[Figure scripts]
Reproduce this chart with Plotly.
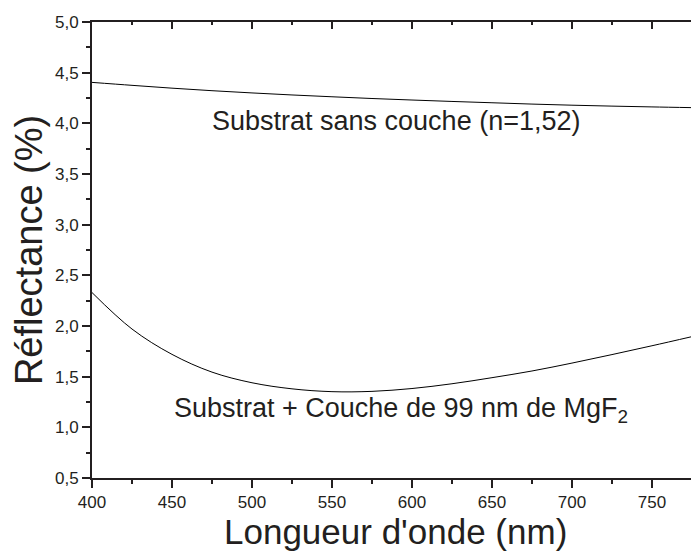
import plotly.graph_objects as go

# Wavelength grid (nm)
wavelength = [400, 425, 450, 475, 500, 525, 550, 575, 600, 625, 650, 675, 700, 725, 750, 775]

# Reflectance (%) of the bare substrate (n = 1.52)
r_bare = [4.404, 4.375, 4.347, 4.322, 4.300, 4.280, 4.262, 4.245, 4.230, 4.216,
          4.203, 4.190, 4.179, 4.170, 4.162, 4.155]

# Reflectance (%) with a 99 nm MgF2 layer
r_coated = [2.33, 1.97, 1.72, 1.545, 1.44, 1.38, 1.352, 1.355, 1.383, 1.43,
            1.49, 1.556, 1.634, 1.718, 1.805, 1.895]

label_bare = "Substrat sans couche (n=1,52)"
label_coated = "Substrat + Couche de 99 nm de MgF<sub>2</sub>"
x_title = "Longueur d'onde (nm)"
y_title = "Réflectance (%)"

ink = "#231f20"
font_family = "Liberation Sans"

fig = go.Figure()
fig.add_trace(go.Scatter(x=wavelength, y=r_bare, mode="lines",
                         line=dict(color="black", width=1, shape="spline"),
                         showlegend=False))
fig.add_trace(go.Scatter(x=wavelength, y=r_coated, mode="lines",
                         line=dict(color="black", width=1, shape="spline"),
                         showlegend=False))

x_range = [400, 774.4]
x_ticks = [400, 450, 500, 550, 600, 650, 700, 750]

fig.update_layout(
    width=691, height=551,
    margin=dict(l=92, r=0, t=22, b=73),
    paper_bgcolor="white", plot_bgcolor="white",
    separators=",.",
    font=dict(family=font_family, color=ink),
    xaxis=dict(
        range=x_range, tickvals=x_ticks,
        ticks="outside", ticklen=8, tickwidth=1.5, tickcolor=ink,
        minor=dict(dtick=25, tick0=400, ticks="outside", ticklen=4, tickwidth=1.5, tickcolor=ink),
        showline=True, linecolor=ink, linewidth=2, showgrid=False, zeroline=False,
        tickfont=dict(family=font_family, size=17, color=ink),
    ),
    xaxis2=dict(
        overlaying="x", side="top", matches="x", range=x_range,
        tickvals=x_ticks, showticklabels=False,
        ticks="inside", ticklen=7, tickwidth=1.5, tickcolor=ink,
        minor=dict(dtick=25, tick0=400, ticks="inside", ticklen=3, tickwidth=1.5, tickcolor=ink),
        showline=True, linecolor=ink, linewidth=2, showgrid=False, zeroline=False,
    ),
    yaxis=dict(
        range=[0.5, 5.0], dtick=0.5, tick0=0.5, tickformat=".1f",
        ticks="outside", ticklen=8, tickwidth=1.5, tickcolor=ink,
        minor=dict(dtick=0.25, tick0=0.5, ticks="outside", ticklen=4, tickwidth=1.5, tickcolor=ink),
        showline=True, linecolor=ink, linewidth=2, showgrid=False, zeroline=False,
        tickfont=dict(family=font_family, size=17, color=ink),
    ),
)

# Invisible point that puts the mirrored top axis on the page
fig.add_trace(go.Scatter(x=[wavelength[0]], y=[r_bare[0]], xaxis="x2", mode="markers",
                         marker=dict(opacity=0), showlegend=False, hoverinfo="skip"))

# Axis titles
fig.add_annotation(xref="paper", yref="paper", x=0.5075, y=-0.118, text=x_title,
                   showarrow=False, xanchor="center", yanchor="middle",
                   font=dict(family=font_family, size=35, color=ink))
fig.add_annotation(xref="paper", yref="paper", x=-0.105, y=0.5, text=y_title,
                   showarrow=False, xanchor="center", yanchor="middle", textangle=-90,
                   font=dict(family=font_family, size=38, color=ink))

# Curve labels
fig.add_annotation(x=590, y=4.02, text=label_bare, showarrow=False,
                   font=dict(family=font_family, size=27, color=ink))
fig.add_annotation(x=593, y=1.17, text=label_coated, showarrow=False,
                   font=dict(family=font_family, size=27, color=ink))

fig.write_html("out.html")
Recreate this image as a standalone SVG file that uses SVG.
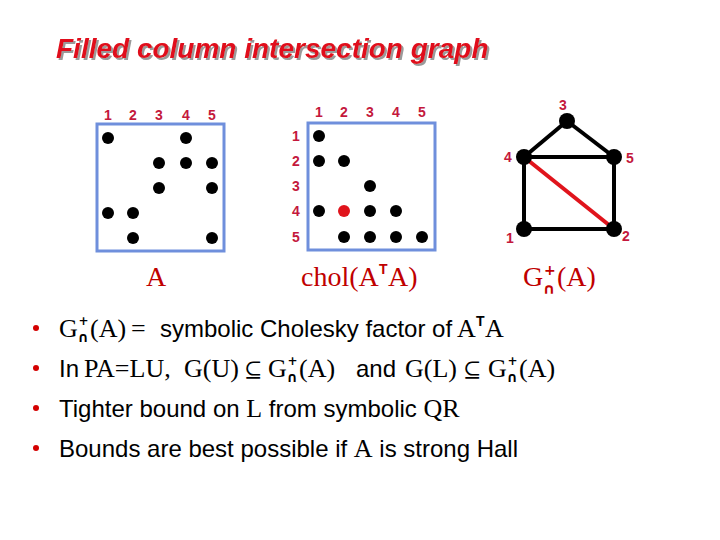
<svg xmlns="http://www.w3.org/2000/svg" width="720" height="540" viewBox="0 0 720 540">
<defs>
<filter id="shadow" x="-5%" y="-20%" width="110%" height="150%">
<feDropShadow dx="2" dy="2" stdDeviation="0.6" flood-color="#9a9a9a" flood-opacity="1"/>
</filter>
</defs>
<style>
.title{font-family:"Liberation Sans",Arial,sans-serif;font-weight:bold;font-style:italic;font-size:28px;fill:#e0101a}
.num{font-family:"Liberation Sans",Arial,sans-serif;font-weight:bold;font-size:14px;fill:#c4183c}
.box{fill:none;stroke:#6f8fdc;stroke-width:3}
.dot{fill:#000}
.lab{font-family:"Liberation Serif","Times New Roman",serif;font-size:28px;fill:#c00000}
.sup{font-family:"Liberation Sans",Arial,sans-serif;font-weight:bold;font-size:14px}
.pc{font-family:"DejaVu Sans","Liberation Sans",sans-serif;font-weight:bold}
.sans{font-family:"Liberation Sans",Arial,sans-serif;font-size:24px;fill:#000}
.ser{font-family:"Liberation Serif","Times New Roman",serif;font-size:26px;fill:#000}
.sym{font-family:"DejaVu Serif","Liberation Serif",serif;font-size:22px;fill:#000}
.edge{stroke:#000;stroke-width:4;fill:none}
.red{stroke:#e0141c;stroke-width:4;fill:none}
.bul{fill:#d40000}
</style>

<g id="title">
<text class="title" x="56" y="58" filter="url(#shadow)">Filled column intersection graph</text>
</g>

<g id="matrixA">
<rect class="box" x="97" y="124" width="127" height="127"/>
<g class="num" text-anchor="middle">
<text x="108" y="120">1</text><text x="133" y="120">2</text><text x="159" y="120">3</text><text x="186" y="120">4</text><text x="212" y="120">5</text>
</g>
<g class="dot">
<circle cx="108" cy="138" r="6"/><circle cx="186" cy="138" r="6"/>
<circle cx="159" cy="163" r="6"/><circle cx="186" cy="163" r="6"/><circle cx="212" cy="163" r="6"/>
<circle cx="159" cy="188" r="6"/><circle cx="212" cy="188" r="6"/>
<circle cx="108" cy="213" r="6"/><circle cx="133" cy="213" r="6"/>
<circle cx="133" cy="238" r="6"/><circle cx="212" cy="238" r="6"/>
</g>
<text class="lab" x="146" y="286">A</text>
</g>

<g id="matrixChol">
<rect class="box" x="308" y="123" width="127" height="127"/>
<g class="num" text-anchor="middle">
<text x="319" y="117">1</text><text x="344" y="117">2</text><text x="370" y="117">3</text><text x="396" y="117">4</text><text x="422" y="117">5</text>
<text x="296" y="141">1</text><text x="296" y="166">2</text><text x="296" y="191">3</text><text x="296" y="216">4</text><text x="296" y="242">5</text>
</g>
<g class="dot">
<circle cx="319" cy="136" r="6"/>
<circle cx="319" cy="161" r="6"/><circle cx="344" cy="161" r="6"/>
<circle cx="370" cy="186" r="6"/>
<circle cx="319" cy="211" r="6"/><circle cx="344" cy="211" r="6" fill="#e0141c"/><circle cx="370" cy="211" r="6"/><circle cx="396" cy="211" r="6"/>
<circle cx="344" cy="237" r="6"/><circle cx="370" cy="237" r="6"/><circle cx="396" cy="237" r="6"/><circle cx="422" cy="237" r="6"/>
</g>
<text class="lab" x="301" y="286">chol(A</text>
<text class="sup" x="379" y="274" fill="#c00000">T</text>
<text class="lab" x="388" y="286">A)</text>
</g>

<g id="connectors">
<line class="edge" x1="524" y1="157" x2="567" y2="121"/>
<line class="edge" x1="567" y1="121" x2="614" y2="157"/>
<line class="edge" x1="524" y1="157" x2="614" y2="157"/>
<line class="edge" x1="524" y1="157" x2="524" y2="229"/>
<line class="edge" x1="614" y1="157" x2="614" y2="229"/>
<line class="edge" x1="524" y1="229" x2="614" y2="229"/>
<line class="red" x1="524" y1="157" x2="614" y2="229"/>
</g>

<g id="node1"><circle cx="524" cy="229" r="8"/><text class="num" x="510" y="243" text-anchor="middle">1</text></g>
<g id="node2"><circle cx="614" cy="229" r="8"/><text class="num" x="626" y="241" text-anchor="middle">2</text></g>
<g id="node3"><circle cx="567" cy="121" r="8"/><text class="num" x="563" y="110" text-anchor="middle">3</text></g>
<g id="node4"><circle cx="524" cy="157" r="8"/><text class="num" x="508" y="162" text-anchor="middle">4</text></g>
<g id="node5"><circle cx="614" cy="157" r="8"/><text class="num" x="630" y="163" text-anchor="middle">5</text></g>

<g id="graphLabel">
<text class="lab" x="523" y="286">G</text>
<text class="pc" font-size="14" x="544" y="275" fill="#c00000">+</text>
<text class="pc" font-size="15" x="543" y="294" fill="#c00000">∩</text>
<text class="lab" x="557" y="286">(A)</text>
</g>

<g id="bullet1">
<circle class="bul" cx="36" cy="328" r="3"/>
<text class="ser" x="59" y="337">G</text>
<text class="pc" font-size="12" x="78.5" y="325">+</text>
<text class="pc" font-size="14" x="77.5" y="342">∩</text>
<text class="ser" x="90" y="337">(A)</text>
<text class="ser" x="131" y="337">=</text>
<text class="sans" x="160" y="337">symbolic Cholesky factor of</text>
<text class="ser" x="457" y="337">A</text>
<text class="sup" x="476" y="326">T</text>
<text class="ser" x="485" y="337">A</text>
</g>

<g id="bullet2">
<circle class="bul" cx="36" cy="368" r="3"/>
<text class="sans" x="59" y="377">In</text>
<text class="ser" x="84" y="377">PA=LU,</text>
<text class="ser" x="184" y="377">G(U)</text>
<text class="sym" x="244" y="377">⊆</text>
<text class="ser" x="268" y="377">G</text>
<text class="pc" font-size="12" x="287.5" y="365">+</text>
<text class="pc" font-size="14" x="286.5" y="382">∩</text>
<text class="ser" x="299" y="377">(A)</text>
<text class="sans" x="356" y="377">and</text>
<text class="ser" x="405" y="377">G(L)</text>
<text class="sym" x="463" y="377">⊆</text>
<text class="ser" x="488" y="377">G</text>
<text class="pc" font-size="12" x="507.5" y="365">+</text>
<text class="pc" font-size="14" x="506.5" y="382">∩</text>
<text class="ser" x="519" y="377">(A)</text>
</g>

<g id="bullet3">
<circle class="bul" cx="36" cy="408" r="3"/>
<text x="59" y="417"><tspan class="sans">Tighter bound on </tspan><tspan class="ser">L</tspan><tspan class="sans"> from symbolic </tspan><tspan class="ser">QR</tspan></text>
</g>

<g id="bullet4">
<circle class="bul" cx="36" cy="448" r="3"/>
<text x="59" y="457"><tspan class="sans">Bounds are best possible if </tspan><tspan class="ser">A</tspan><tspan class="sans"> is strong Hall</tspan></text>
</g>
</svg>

> _Task to carry out_
Omit every picture, and please return the entries exactly from the first line through the line with "x_ticks = [400, 450, 500, 550, 600, 650, 700, 750]", both included.

> _Output of the task_
Reproduce this chart with Plotly.
import plotly.graph_objects as go

# Wavelength grid (nm)
wavelength = [400, 425, 450, 475, 500, 525, 550, 575, 600, 625, 650, 675, 700, 725, 750, 775]

# Reflectance (%) of the bare substrate (n = 1.52)
r_bare = [4.404, 4.375, 4.347, 4.322, 4.300, 4.280, 4.262, 4.245, 4.230, 4.216,
          4.203, 4.190, 4.179, 4.170, 4.162, 4.155]

# Reflectance (%) with a 99 nm MgF2 layer
r_coated = [2.33, 1.97, 1.72, 1.545, 1.44, 1.38, 1.352, 1.355, 1.383, 1.43,
            1.49, 1.556, 1.634, 1.718, 1.805, 1.895]

label_bare = "Substrat sans couche (n=1,52)"
label_coated = "Substrat + Couche de 99 nm de MgF<sub>2</sub>"
x_title = "Longueur d'onde (nm)"
y_title = "Réflectance (%)"

ink = "#231f20"
font_family = "Liberation Sans"

fig = go.Figure()
fig.add_trace(go.Scatter(x=wavelength, y=r_bare, mode="lines",
                         line=dict(color="black", width=1, shape="spline"),
                         showlegend=False))
fig.add_trace(go.Scatter(x=wavelength, y=r_coated, mode="lines",
                         line=dict(color="black", width=1, shape="spline"),
                         showlegend=False))

x_range = [400, 774.4]
x_ticks = [400, 450, 500, 550, 600, 650, 700, 750]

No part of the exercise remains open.